*What you will do*: Only the span from the line containing "Give me the Plotly source for this chart." down to the line containing "line=dict(color='#0000ff', width=1.2))))" is to be printed, exactly and inclusively, with pictures omitted.
[Begin Records shown]
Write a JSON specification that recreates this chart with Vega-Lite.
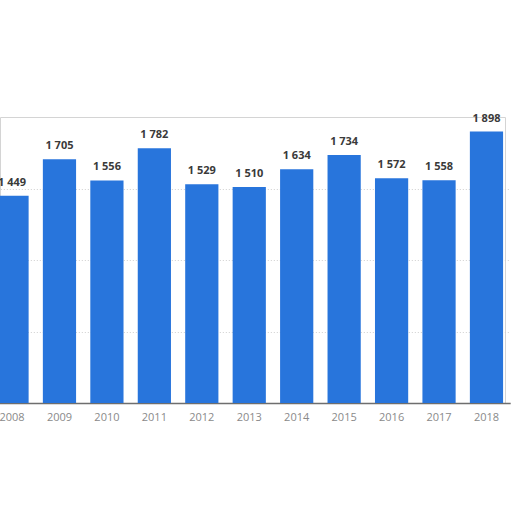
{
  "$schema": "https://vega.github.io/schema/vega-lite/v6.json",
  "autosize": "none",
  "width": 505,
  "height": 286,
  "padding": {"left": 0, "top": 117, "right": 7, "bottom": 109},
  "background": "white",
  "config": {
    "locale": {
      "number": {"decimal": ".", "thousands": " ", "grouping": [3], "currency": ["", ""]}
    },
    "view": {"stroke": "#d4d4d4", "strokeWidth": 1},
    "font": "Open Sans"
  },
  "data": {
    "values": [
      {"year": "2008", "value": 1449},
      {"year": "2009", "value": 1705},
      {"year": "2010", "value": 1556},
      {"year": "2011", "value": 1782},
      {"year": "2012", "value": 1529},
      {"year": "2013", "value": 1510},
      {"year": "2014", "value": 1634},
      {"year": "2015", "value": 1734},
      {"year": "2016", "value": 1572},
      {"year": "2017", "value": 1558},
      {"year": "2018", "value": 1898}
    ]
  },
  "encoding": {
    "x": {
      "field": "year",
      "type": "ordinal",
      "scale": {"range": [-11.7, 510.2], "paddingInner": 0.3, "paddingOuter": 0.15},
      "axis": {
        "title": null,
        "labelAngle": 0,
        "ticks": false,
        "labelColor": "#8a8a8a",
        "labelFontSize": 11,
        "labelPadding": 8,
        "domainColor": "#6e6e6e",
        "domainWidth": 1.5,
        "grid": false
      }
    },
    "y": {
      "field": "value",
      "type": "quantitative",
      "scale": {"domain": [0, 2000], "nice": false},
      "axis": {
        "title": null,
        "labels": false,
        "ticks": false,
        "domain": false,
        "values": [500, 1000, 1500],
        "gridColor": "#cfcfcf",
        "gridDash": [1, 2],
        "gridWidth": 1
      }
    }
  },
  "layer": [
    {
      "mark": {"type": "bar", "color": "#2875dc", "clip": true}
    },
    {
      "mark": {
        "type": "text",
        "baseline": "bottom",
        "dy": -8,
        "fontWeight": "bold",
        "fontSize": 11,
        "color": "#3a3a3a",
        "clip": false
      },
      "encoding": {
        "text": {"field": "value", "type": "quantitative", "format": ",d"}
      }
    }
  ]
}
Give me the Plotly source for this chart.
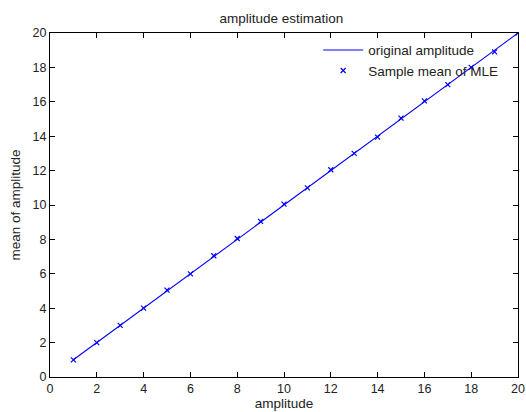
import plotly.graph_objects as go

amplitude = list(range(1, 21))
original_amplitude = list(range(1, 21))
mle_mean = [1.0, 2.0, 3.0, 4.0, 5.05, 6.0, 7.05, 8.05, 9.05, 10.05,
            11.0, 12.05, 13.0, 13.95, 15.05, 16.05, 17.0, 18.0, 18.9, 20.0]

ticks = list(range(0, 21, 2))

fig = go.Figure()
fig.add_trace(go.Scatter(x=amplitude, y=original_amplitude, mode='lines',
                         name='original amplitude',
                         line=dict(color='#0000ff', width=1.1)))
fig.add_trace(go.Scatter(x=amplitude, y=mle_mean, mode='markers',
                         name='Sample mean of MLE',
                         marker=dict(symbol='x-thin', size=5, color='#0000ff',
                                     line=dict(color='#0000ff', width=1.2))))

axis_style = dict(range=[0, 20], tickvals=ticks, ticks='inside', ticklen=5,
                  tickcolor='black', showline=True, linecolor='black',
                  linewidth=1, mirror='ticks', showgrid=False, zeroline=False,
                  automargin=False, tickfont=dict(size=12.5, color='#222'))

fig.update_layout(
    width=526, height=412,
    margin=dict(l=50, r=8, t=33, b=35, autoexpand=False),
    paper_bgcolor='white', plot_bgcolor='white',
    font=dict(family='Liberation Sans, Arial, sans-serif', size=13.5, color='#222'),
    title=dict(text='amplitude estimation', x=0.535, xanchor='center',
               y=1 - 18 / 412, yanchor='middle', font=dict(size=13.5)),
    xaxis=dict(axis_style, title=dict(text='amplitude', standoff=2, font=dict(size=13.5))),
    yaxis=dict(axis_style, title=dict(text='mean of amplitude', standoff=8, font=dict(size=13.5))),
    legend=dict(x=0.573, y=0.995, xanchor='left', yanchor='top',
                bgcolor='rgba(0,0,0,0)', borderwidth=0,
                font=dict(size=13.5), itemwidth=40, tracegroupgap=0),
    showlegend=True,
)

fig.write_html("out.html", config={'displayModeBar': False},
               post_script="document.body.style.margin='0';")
[End Records shown]
*Worked answer*:
Give me the Plotly source for this chart.
import plotly.graph_objects as go

amplitude = list(range(1, 21))
original_amplitude = list(range(1, 21))
mle_mean = [1.0, 2.0, 3.0, 4.0, 5.05, 6.0, 7.05, 8.05, 9.05, 10.05,
            11.0, 12.05, 13.0, 13.95, 15.05, 16.05, 17.0, 18.0, 18.9, 20.0]

ticks = list(range(0, 21, 2))

fig = go.Figure()
fig.add_trace(go.Scatter(x=amplitude, y=original_amplitude, mode='lines',
                         name='original amplitude',
                         line=dict(color='#0000ff', width=1.1)))
fig.add_trace(go.Scatter(x=amplitude, y=mle_mean, mode='markers',
                         name='Sample mean of MLE',
                         marker=dict(symbol='x-thin', size=5, color='#0000ff',
                                     line=dict(color='#0000ff', width=1.2))))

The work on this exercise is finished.